Bérénice Bejo et Cédric Kahn sont incroyables dans L'Economie du couple
Le Pacte

Le film de Joachim Lafosse nous fait pleurer avec Bella de Maître Gims.

Présenté à la Quinzaine des réalisateurs en 2016, L'Economie du couple avait ému Première. Ce drame revient ce soir sur Arte.

Cannes 2016 : Cédric Kahn : "c'était imprévu de faire l'acteur"

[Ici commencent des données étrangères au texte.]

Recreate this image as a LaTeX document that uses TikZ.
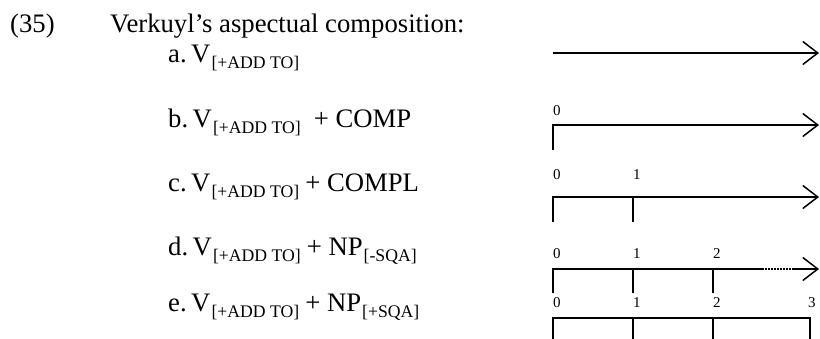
\documentclass[tikz,border=0pt]{standalone}
\usepackage{fontspec}
\setmainfont{Liberation Serif}
\usetikzlibrary{arrows.meta}
\newcommand\subx[1]{\kern1pt\raisebox{-6pt}{\fontsize{17.7}{20}\selectfont #1}}
\begin{document}
\begin{tikzpicture}[x=1pt,y=-1pt,
  ln/.style={line width=1.7pt},
  tipped/.style={ln,-{Straight Barb[length=15pt,width=23pt,line width=1.5pt]}},
  dots/.style={line width=1.4pt,dash pattern=on 1.5pt off 1.5pt},
  lbl/.style={font=\fontsize{26.7}{30}\selectfont,anchor=base west,inner sep=0pt},
  num/.style={font=\fontsize{15}{17}\selectfont,anchor=base west,inner sep=0pt}]
\useasboundingbox (0,0) rectangle (820,338);
% texts
\node[lbl] (ex) at (10,32) {(35)};
\node[lbl] (title) at (110,32) {Verkuyl’s aspectual composition:};
\node[lbl] (ta) at (168,62) {a.\kern4.5pt V\subx{[+ADD TO]}};
\node[lbl] (tb) at (168,127) {b.\kern4.5pt V\subx{[+ADD TO]}\hspace{13pt}+ COMP};
\node[lbl] (tc) at (168,191) {c.\kern4.5pt V\subx{[+ADD TO]}\hspace{6pt}+ COMPL};
\node[lbl] (td) at (168,255) {d.\kern4.5pt V\subx{[+ADD TO]}\hspace{6pt}+ NP\subx{[-SQA]}};
\node[lbl] (te) at (168,311) {e.\kern4.5pt V\subx{[+ADD TO]}\hspace{6pt}+ NP\subx{[+SQA]}};
% a
\coordinate (a0) at (553,53);
\coordinate (a9) at (819,53);
\draw[tipped] (a0) -- (a9);
% b
\coordinate (b0) at (553,125);
\coordinate (b0d) at (553,150);
\coordinate (b9) at (819,125);
\draw[tipped] (b0d) -- (b0) -- (b9);
\node[num] (nb0) at (553,115) {0};
% c
\coordinate (c0) at (553,197);
\coordinate (c0d) at (553,222);
\coordinate (c1) at (633,197);
\coordinate (c1d) at (633,222);
\coordinate (c9) at (819,197);
\draw[tipped] (c0d) -- (c0) -- (c9);
\draw[ln] (c1) -- (c1d);
\node[num] (nc0) at (553,179) {0};
\node[num] (nc1) at (633,179) {1};
% d
\coordinate (d0) at (553,269);
\coordinate (d0d) at (553,293);
\coordinate (d1) at (633,269);
\coordinate (d1d) at (633,293);
\coordinate (d2) at (713,269);
\coordinate (d2d) at (713,293);
\coordinate (dp) at (762,269);
\coordinate (dq) at (793,269);
\coordinate (d9) at (819,269);
\draw[ln] (d0d) -- (d0) -- (dp);
\draw[dots] (dp) -- (dq);
\draw[tipped] (dq) -- (d9);
\draw[ln] (d1) -- (d1d);
\draw[ln] (d2) -- (d2d);
\node[num] (nd0) at (553,258) {0};
\node[num] (nd1) at (633,258) {1};
\node[num] (nd2) at (713,258) {2};
% e
\coordinate (e0) at (553,318);
\coordinate (e0d) at (553,340);
\coordinate (e1) at (633,318);
\coordinate (e1d) at (633,340);
\coordinate (e2) at (713,318);
\coordinate (e2d) at (713,340);
\coordinate (e3) at (810,318);
\coordinate (e3d) at (810,340);
\draw[ln] (e0d) -- (e0) -- (e3) -- (e3d);
\draw[ln] (e1) -- (e1d);
\draw[ln] (e2) -- (e2d);
\node[num] (ne0) at (553,307) {0};
\node[num] (ne1) at (633,307) {1};
\node[num] (ne2) at (713,307) {2};
\node[num] (ne3) at (808,307) {3};
\end{tikzpicture}
\end{document}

Les Anglais appellent ce genre de film kitchen sink, "évier de cuisine". Des drames prolos-familiaux frontaux et socialement réalistes, coincés entre quatre murs. Le terme semble s'appliquer parfaitement à L'Economie du couple puisque le nouveau film de Joachim Lafosse -présenté à la Quinzaine des réalisateurs de Cannes 2016- se passe quasi entièrement dans un appartement dont la cuisine est l'élément central (voilà pour la kitchen) et qu'il décrit la dernière partie du naufrage (sink) d'un couple. Voilà donc Marie, Boris et leurs filles jumelles, coincés dans un appartement en attendant que Boris se barre mais une sombre histoire d'argent reste à régler. Tout résonne très fortement avec le vécu des spectateurs : les engueulades pour le quotidien, les petites et mesquines manipulations, les crises, les gênes. Et lorsque les crises arrivent on ne peut que louer l'immense talent de Bérénice Bejo et Cédric Kahn, qui ne tombent jamais dans l'hystérie, l'émotion facile de l'acteur en roue libre. Ici des silences, des petits gestes à la place des cris et des hurlements -oh, il y en a, mais quand ils arrivent ce n'est pas par facilité, par paresse, mais bien par justesse.

Whou-ouh-ouh Bella
Après deux films qui partaient de faits divers (A perdre la raison, Les Chevaliers blancs) pour finalement raconter tout autre chose, Lafosse abandonne dans L'Economie du couple la narration classique, la structure début-milieu-fin, la pseudo-nécessité d'une introduction ou d'une conclusion. L'idée est d'être le plus fidèlement réaliste et émouvant possible, sans mélo ni pathos : c'est gagné. Chaque scène immensément étirée explore la fin du couple dans toutes ses nuances, et le climax intervient lors d'une scène de danse déchirante sur Bella de Maître Gims (et ouais) qui fait monter les larmes aux yeux et touche l'indicible émotion de la fin de l'amour. A la fin de L'Economie du couple (titre un peu trompeur : Lafosse ne cherche pas à exprimer une universalité avec la relation Marie/Boris), quand le drame éclate, c'est là qu'il prend de la distance et abandonne ses personnages à leurs haines et amours. On pourrait presque lui en vouloir.